- **PROBLEM REQUIREMENTS**:
Return the listing below exactly, with the pictures dropped.

== SUPPLIED DATA ==

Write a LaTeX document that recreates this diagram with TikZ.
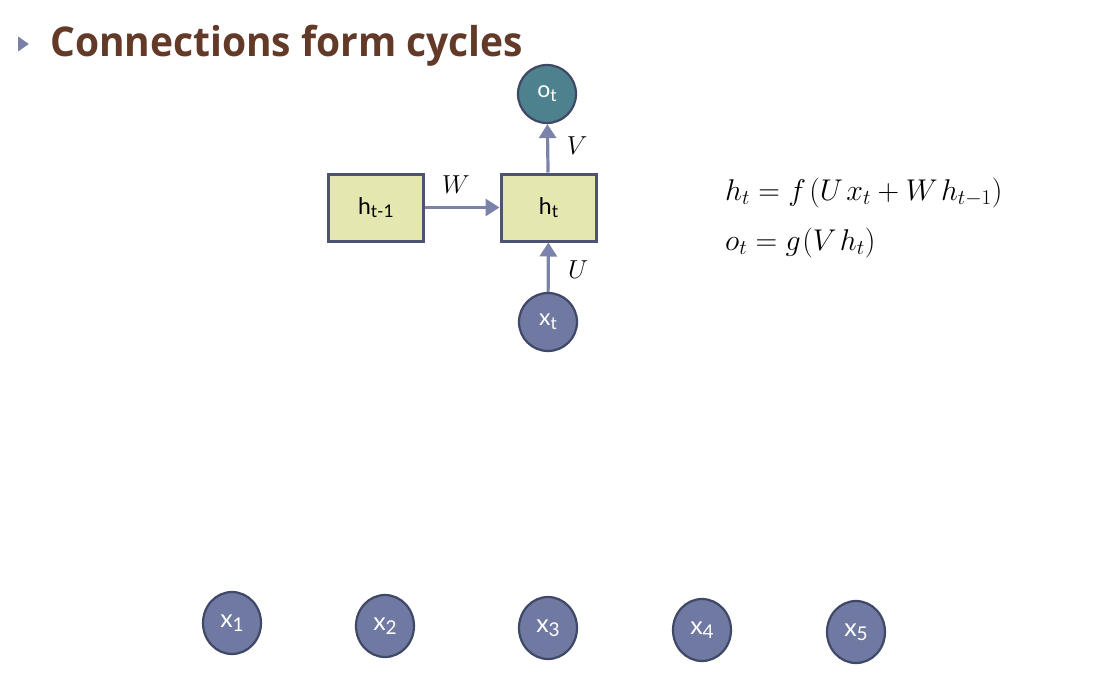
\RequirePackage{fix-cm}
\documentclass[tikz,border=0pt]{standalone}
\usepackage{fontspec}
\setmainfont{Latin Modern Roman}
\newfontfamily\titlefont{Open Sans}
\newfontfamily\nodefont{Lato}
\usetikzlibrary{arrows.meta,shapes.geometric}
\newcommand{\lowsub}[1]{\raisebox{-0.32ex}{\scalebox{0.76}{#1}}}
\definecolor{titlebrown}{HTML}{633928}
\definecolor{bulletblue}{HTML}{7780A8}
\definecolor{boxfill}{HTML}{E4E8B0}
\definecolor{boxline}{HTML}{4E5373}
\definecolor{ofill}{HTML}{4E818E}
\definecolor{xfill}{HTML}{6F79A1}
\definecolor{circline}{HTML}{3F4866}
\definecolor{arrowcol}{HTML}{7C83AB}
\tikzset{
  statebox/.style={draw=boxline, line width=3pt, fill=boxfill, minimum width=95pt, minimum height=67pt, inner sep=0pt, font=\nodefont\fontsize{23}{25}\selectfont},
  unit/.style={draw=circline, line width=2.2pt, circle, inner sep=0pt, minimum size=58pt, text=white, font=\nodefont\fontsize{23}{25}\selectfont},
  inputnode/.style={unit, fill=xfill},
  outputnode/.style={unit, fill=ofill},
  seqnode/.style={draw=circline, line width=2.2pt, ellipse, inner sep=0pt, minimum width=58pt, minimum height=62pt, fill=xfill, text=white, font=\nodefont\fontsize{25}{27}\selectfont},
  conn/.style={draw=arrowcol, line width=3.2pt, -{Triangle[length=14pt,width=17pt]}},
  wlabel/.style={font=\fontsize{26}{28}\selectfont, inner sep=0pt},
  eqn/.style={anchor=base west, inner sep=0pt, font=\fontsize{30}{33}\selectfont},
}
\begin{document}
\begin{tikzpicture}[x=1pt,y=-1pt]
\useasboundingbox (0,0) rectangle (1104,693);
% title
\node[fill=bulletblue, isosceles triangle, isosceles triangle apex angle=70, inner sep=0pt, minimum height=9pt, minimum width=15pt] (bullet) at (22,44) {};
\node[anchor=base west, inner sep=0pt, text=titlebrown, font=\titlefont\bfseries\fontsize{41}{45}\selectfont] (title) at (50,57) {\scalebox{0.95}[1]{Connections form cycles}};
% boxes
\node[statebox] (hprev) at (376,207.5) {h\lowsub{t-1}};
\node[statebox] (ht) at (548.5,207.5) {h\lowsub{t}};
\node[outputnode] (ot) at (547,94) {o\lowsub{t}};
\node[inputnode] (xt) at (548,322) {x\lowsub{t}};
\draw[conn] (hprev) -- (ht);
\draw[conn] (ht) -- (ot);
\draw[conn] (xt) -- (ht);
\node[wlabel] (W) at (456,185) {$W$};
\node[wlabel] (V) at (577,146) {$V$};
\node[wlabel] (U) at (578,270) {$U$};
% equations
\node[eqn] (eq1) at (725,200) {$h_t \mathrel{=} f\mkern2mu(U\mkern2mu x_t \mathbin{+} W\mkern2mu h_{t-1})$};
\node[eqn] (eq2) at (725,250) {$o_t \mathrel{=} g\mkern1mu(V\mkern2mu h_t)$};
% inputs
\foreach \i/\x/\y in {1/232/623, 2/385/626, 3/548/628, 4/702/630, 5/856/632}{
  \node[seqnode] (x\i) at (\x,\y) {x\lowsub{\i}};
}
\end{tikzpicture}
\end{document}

===

- **TASK ANSWER**:
Write a LaTeX document that recreates this diagram with TikZ.
\RequirePackage{fix-cm}
\documentclass[tikz,border=0pt]{standalone}
\usepackage{fontspec}
\setmainfont{Latin Modern Roman}
\newfontfamily\titlefont{Open Sans}
\newfontfamily\nodefont{Lato}
\usetikzlibrary{arrows.meta,shapes.geometric}
\newcommand{\lowsub}[1]{\raisebox{-0.32ex}{\scalebox{0.76}{#1}}}
\definecolor{titlebrown}{HTML}{633928}
\definecolor{bulletblue}{HTML}{7780A8}
\definecolor{boxfill}{HTML}{E4E8B0}
\definecolor{boxline}{HTML}{4E5373}
\definecolor{ofill}{HTML}{4E818E}
\definecolor{xfill}{HTML}{6F79A1}
\definecolor{circline}{HTML}{3F4866}
\definecolor{arrowcol}{HTML}{7C83AB}
\tikzset{
  statebox/.style={draw=boxline, line width=3pt, fill=boxfill, minimum width=95pt, minimum height=67pt, inner sep=0pt, font=\nodefont\fontsize{23}{25}\selectfont},
  unit/.style={draw=circline, line width=2.2pt, circle, inner sep=0pt, minimum size=58pt, text=white, font=\nodefont\fontsize{23}{25}\selectfont},
  inputnode/.style={unit, fill=xfill},
  outputnode/.style={unit, fill=ofill},
  seqnode/.style={draw=circline, line width=2.2pt, ellipse, inner sep=0pt, minimum width=58pt, minimum height=62pt, fill=xfill, text=white, font=\nodefont\fontsize{25}{27}\selectfont},
  conn/.style={draw=arrowcol, line width=3.2pt, -{Triangle[length=14pt,width=17pt]}},
  wlabel/.style={font=\fontsize{26}{28}\selectfont, inner sep=0pt},
  eqn/.style={anchor=base west, inner sep=0pt, font=\fontsize{30}{33}\selectfont},
}
\begin{document}
\begin{tikzpicture}[x=1pt,y=-1pt]
\useasboundingbox (0,0) rectangle (1104,693);
% title
\node[fill=bulletblue, isosceles triangle, isosceles triangle apex angle=70, inner sep=0pt, minimum height=9pt, minimum width=15pt] (bullet) at (22,44) {};
\node[anchor=base west, inner sep=0pt, text=titlebrown, font=\titlefont\bfseries\fontsize{41}{45}\selectfont] (title) at (50,57) {\scalebox{0.95}[1]{Connections form cycles}};
% boxes
\node[statebox] (hprev) at (376,207.5) {h\lowsub{t-1}};
\node[statebox] (ht) at (548.5,207.5) {h\lowsub{t}};
\node[outputnode] (ot) at (547,94) {o\lowsub{t}};
\node[inputnode] (xt) at (548,322) {x\lowsub{t}};
\draw[conn] (hprev) -- (ht);
\draw[conn] (ht) -- (ot);
\draw[conn] (xt) -- (ht);
\node[wlabel] (W) at (456,185) {$W$};
\node[wlabel] (V) at (577,146) {$V$};
\node[wlabel] (U) at (578,270) {$U$};
% equations
\node[eqn] (eq1) at (725,200) {$h_t \mathrel{=} f\mkern2mu(U\mkern2mu x_t \mathbin{+} W\mkern2mu h_{t-1})$};
\node[eqn] (eq2) at (725,250) {$o_t \mathrel{=} g\mkern1mu(V\mkern2mu h_t)$};
% inputs
\foreach \i/\x/\y in {1/232/623, 2/385/626, 3/548/628, 4/702/630, 5/856/632}{
  \node[seqnode] (x\i) at (\x,\y) {x\lowsub{\i}};
}
\end{tikzpicture}
\end{document}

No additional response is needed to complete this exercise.